I'm sure the ancient Minoans and the Greeks after them would have appreciated Bacon's metaphorical story. I too quite liked it; thanks for sharing.
I can't help but think of the lattice structure in a bee's hive, not too dissimilar from the interlinking structures and lattices in our own knowledge bases...
Maybe. But having studied and taught both history and psychology, what interests me is not how similar we are to people in the past, but how different. In my experience it often takes a lot of work to uncover just how different we are. The apparent similarities are often easy to see -- or rather, we think we see them, because we interpret things in ways that are familiar to us. This can lead us to misunderstand what was going on in the past. There is a very interesting article by Roy Baumeister entitled "How the self became a problem" which looks at the apparently simple question of how people see themselves. It does a pretty good job of exemplifying the quote from L. P. Hartley's "The Go-Between" -- "The past is a foreign country: they do things differently there." What I find most striking about the past is that they think very differently. Which is no doubt why they do things differently.
A simple explanation to this phenomenon would be that we are vastly the same but in some minor details different.
If you look at the lives of the simple population there is very little difference from the late medieval period to the modern world. The academic has very little knowledge of what normal people believe. Or: Scripture of a medieval monk is not a good source for the lived reality and the acted out believe of the peasant. Neither is the modern academic a good source of what the plumber's acted out belief is.
Besides that: It is not only possible that the human nature is untouched by what we think it is. It is highly probable.
I am a Zettler
This has always fascinated me as well. Some of the things done in ancient times equal or surpass capabilities of today’s standards.

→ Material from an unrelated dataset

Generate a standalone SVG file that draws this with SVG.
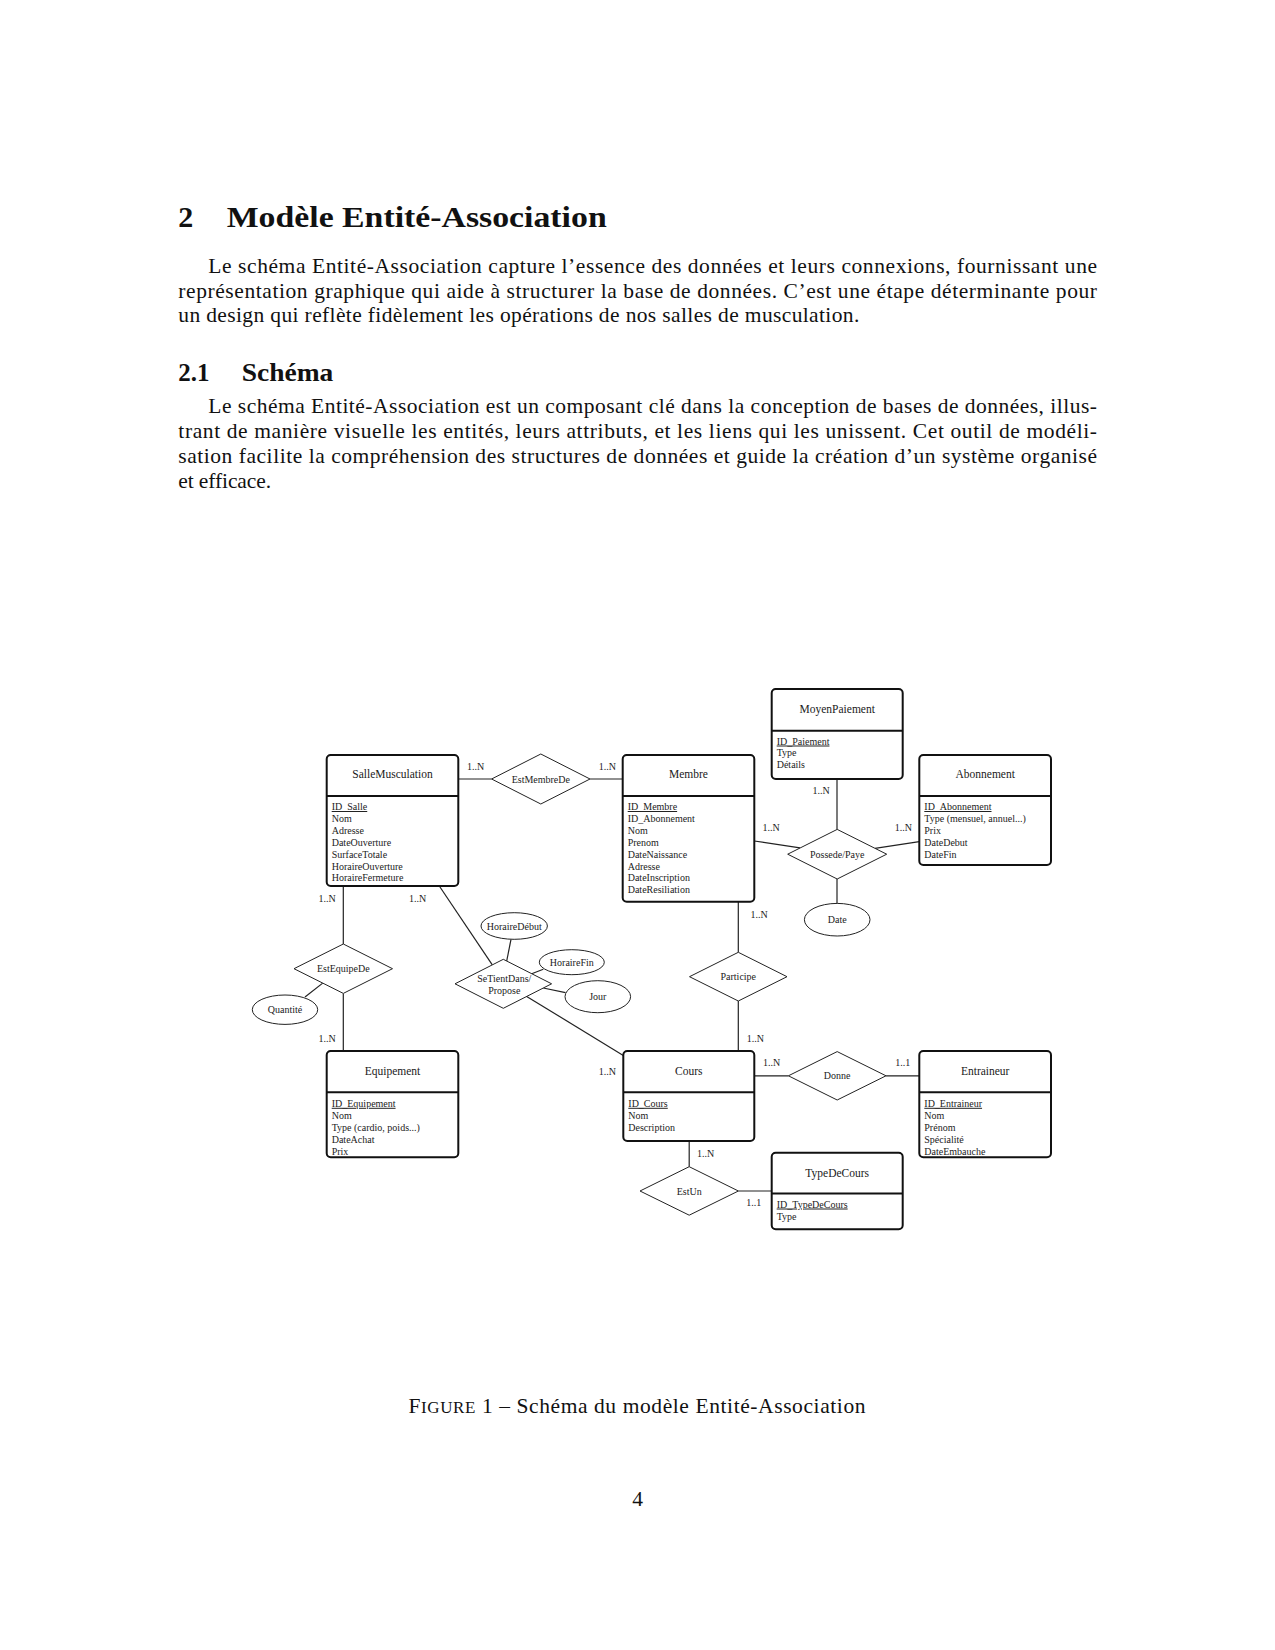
<svg xmlns="http://www.w3.org/2000/svg" width="1275" height="1650" viewBox="0 0 1275 1650">
<style>
.page{font-family:"Liberation Serif","Times New Roman",serif;fill:#111}
.h1{font-size:30px;font-weight:bold}
.h2{font-size:25px;font-weight:bold}
.body{font-size:21.5px}
.ent rect{fill:#fff;stroke:#111;stroke-width:2}
.ent line{stroke:#111;stroke-width:2}
.t{font-family:"Liberation Serif","Times New Roman",serif;fill:#1a1a1a;font-size:11.5px;text-anchor:middle}
.a{font-family:"Liberation Serif","Times New Roman",serif;fill:#222;font-size:10px}
.pk{text-decoration:underline}
.rel polygon,.rel ellipse{fill:#fff;stroke:#222;stroke-width:1}
.rl{font-family:"Liberation Serif","Times New Roman",serif;fill:#222;font-size:10px;text-anchor:middle}
#connectors line{stroke:#222;stroke-width:1.2}
.card{font-family:"Liberation Serif","Times New Roman",serif;fill:#222;font-size:10px;text-anchor:middle}
</style>
<rect width="1275" height="1650" fill="#fff"/>

<g id="page-text" class="page">
<text class="h1" x="178.3" y="226.7">2</text>
<text class="h1" x="226.7" y="226.7" textLength="380" lengthAdjust="spacingAndGlyphs">Modèle Entité-Association</text>
<text class="body" x="208.3" y="272.7" textLength="888.7" lengthAdjust="spacing">Le schéma Entité-Association capture l’essence des données et leurs connexions, fournissant une</text>
<text class="body" x="178.3" y="297.5" textLength="918.7" lengthAdjust="spacing">représentation graphique qui aide à structurer la base de données. C’est une étape déterminante pour</text>
<text class="body" x="178.3" y="322.3" textLength="681" lengthAdjust="spacing">un design qui reflète fidèlement les opérations de nos salles de musculation.</text>
<text class="h2" x="178.3" y="380.7">2.1</text>
<text class="h2" x="241.7" y="380.7" textLength="91.6" lengthAdjust="spacingAndGlyphs">Schéma</text>
<text class="body" x="208.3" y="412.7" textLength="888.7" lengthAdjust="spacing">Le schéma Entité-Association est un composant clé dans la conception de bases de données, illus-</text>
<text class="body" x="178.3" y="437.7" textLength="918.7" lengthAdjust="spacing">trant de manière visuelle les entités, leurs attributs, et les liens qui les unissent. Cet outil de modéli-</text>
<text class="body" x="178.3" y="462.7" textLength="918.7" lengthAdjust="spacing">sation facilite la compréhension des structures de données et guide la création d’un système organisé</text>
<text class="body" x="178.3" y="487.7" textLength="92.7" lengthAdjust="spacing">et efficace.</text>
<text class="body" x="408.5" y="1413" textLength="457" lengthAdjust="spacing">F<tspan font-size="17px">IGURE</tspan> 1 – Schéma du modèle Entité-Association</text>
<text class="body" x="637.7" y="1505.7" text-anchor="middle">4</text>
</g>

<g id="connectors">
<line x1="458.3" y1="779" x2="491.6" y2="779"/>
<line x1="590" y1="779" x2="622.7" y2="779"/>
<line x1="837" y1="779" x2="837" y2="829.4"/>
<line x1="754.3" y1="841" x2="800" y2="847.8"/>
<line x1="919.3" y1="841.7" x2="875" y2="848.3"/>
<line x1="837" y1="879" x2="837" y2="903.4"/>
<line x1="738.3" y1="901.7" x2="738.3" y2="952.3"/>
<line x1="738.3" y1="1001" x2="738.3" y2="1051"/>
<line x1="754.3" y1="1075.8" x2="788.4" y2="1075.8"/>
<line x1="886" y1="1075.8" x2="919.3" y2="1075.8"/>
<line x1="689.2" y1="1141" x2="689.2" y2="1166.7"/>
<line x1="738.4" y1="1191" x2="771.7" y2="1191"/>
<line x1="343.3" y1="886" x2="343.3" y2="944"/>
<line x1="343.3" y1="993.4" x2="343.3" y2="1051"/>
<line x1="305" y1="997" x2="322.7" y2="983.1"/>
<line x1="439.3" y1="886" x2="492.3" y2="964.9"/>
<line x1="526.7" y1="996.4" x2="623.3" y2="1055.5"/>
<line x1="511" y1="939.3" x2="506.7" y2="961"/>
<line x1="543.3" y1="969.3" x2="531.7" y2="973.7"/>
<line x1="543.3" y1="988" x2="565.5" y2="992.7"/>
</g>

<g id="cardinalities">
<text class="card" x="475.5" y="770">1..N</text>
<text class="card" x="607.3" y="770">1..N</text>
<text class="card" x="327" y="901.7">1..N</text>
<text class="card" x="417.7" y="901.7">1..N</text>
<text class="card" x="327" y="1041.7">1..N</text>
<text class="card" x="607.3" y="1074.5">1..N</text>
<text class="card" x="759" y="917.5">1..N</text>
<text class="card" x="755.3" y="1041.8">1..N</text>
<text class="card" x="771.7" y="1065.8">1..N</text>
<text class="card" x="902.7" y="1065.8">1..1</text>
<text class="card" x="705.5" y="1156.8">1..N</text>
<text class="card" x="753.8" y="1205.8">1..1</text>
<text class="card" x="821" y="794.2">1..N</text>
<text class="card" x="771" y="831.2">1..N</text>
<text class="card" x="903.3" y="831.2">1..N</text>
</g>

<g id="SalleMusculation" class="ent">
<rect x="326.7" y="755" width="131.6" height="131" rx="4"/>
<line x1="326.7" y1="796" x2="458.3" y2="796"/>
<text class="t" x="392.5" y="777.8">SalleMusculation</text>
<text class="a pk" x="331.7" y="810">ID_Salle</text>
<text class="a" x="331.7" y="821.9">Nom</text>
<text class="a" x="331.7" y="833.8">Adresse</text>
<text class="a" x="331.7" y="845.7">DateOuverture</text>
<text class="a" x="331.7" y="857.6">SurfaceTotale</text>
<text class="a" x="331.7" y="869.5">HoraireOuverture</text>
<text class="a" x="331.7" y="881.4">HoraireFermeture</text>
</g>

<g id="Membre" class="ent">
<rect x="622.7" y="755" width="131.6" height="146.7" rx="4"/>
<line x1="622.7" y1="796" x2="754.3" y2="796"/>
<text class="t" x="688.5" y="777.8">Membre</text>
<text class="a pk" x="627.7" y="810">ID_Membre</text>
<text class="a" x="627.7" y="821.9">ID_Abonnement</text>
<text class="a" x="627.7" y="833.8">Nom</text>
<text class="a" x="627.7" y="845.7">Prenom</text>
<text class="a" x="627.7" y="857.6">DateNaissance</text>
<text class="a" x="627.7" y="869.5">Adresse</text>
<text class="a" x="627.7" y="881.4">DateInscription</text>
<text class="a" x="627.7" y="893.3">DateResiliation</text>
</g>

<g id="MoyenPaiement" class="ent">
<rect x="771.7" y="689" width="131" height="90" rx="4"/>
<line x1="771.7" y1="730.7" x2="902.7" y2="730.7"/>
<text class="t" x="837.2" y="712.8">MoyenPaiement</text>
<text class="a pk" x="776.7" y="744.5">ID_Paiement</text>
<text class="a" x="776.7" y="756">Type</text>
<text class="a" x="776.7" y="768">Détails</text>
</g>

<g id="Abonnement" class="ent">
<rect x="919.3" y="755" width="131.7" height="110" rx="4"/>
<line x1="919.3" y1="796" x2="1051" y2="796"/>
<text class="t" x="985.2" y="777.8">Abonnement</text>
<text class="a pk" x="924.3" y="810">ID_Abonnement</text>
<text class="a" x="924.3" y="821.9">Type (mensuel, annuel...)</text>
<text class="a" x="924.3" y="833.8">Prix</text>
<text class="a" x="924.3" y="845.7">DateDebut</text>
<text class="a" x="924.3" y="857.6">DateFin</text>
</g>

<g id="Equipement" class="ent">
<rect x="326.7" y="1051" width="131.6" height="106.3" rx="4"/>
<line x1="326.7" y1="1092.3" x2="458.3" y2="1092.3"/>
<text class="t" x="392.5" y="1074.8">Equipement</text>
<text class="a pk" x="331.7" y="1106.8">ID_Equipement</text>
<text class="a" x="331.7" y="1118.6">Nom</text>
<text class="a" x="331.7" y="1130.6">Type (cardio, poids...)</text>
<text class="a" x="331.7" y="1142.5">DateAchat</text>
<text class="a" x="331.7" y="1154.5">Prix</text>
</g>

<g id="Cours" class="ent">
<rect x="623.3" y="1051" width="131" height="90" rx="4"/>
<line x1="623.3" y1="1092.3" x2="754.3" y2="1092.3"/>
<text class="t" x="688.8" y="1074.7">Cours</text>
<text class="a pk" x="628.3" y="1106.8">ID_Cours</text>
<text class="a" x="628.3" y="1118.6">Nom</text>
<text class="a" x="628.3" y="1130.6">Description</text>
</g>

<g id="Entraineur" class="ent">
<rect x="919.3" y="1051" width="131.7" height="106.3" rx="4"/>
<line x1="919.3" y1="1092.3" x2="1051" y2="1092.3"/>
<text class="t" x="985.2" y="1074.7">Entraineur</text>
<text class="a pk" x="924.3" y="1106.8">ID_Entraineur</text>
<text class="a" x="924.3" y="1118.6">Nom</text>
<text class="a" x="924.3" y="1130.6">Prénom</text>
<text class="a" x="924.3" y="1142.5">Spécialité</text>
<text class="a" x="924.3" y="1154.5">DateEmbauche</text>
</g>

<g id="TypeDeCours" class="ent">
<rect x="771.7" y="1152.7" width="131" height="76.6" rx="4"/>
<line x1="771.7" y1="1193.5" x2="902.7" y2="1193.5"/>
<text class="t" x="837.2" y="1176.5">TypeDeCours</text>
<text class="a pk" x="776.7" y="1207.5">ID_TypeDeCours</text>
<text class="a" x="776.7" y="1219.5">Type</text>
</g>

<g id="EstMembreDe" class="rel">
<polygon points="491.6,779 540.8,754 590,779 540.8,804"/>
<text class="rl" x="540.8" y="782.5">EstMembreDe</text>
</g>
<g id="PossedePaye" class="rel">
<polygon points="787.7,854.2 837.2,829.4 886.7,854.2 837.2,879"/>
<text class="rl" x="837.2" y="857.5">Possede/Paye</text>
</g>
<g id="Participe" class="rel">
<polygon points="689.5,976.7 738.3,952.3 787,976.7 738.3,1001"/>
<text class="rl" x="738.3" y="980">Participe</text>
</g>
<g id="Donne" class="rel">
<polygon points="788.4,1075.8 837.2,1051.6 886,1075.8 837.2,1100"/>
<text class="rl" x="837.2" y="1079.3">Donne</text>
</g>
<g id="EstUn" class="rel">
<polygon points="640,1191 689.2,1166.7 738.4,1191 689.2,1215.2"/>
<text class="rl" x="689.2" y="1194.5">EstUn</text>
</g>
<g id="EstEquipeDe" class="rel">
<polygon points="294,968.7 343.3,944 392.5,968.7 343.3,993.4"/>
<text class="rl" x="343.3" y="972.2">EstEquipeDe</text>
</g>
<g id="SeTientDansPropose" class="rel">
<polygon points="455,983.8 503.3,959.3 551.6,983.8 503.3,1008.3"/>
<text class="rl" x="504.3" y="981.7">SeTientDans/</text>
<text class="rl" x="504.3" y="994.1">Propose</text>
</g>

<g id="Date" class="rel">
<ellipse cx="837.2" cy="919.7" rx="32.8" ry="16.3"/>
<text class="rl" x="837.2" y="923.2">Date</text>
</g>
<g id="Quantite" class="rel">
<ellipse cx="285" cy="1009.7" rx="32.7" ry="14.7"/>
<text class="rl" x="285" y="1013.2">Quantité</text>
</g>
<g id="HoraireDebut" class="rel">
<ellipse cx="514.2" cy="926" rx="33.2" ry="13.3"/>
<text class="rl" x="514.2" y="929.5">HoraireDébut</text>
</g>
<g id="HoraireFin" class="rel">
<ellipse cx="571.8" cy="962.2" rx="32.5" ry="12.5"/>
<text class="rl" x="571.8" y="965.7">HoraireFin</text>
</g>
<g id="Jour" class="rel">
<ellipse cx="597.8" cy="996.7" rx="32.8" ry="16"/>
<text class="rl" x="597.8" y="1000.2">Jour</text>
</g>
</svg>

Thanks so much for sharing this @micahredding. It does remind me of the Zettel Method, all this intricate interwoven into honeycombs, not unlike the interwoven links, backlinks and tags, all connected together to for a purpose, forming a honeycomb knowledge base!
By a power it's been given, not a power of its own. Grin. The bee did not create itself, nor did it create the works of its hungers and corpus. It obeys the first and wields the second.
Saint Gregory of Nyssa said, "reason is the highest faculty of the soul." I neither created myself nor reason, nor bestow reason upon myself, yet my intellect hungers to learn and I exercise reason striving to make sense of what I learn to understand more about the infinite vastness that yet remains shrouded in mystery.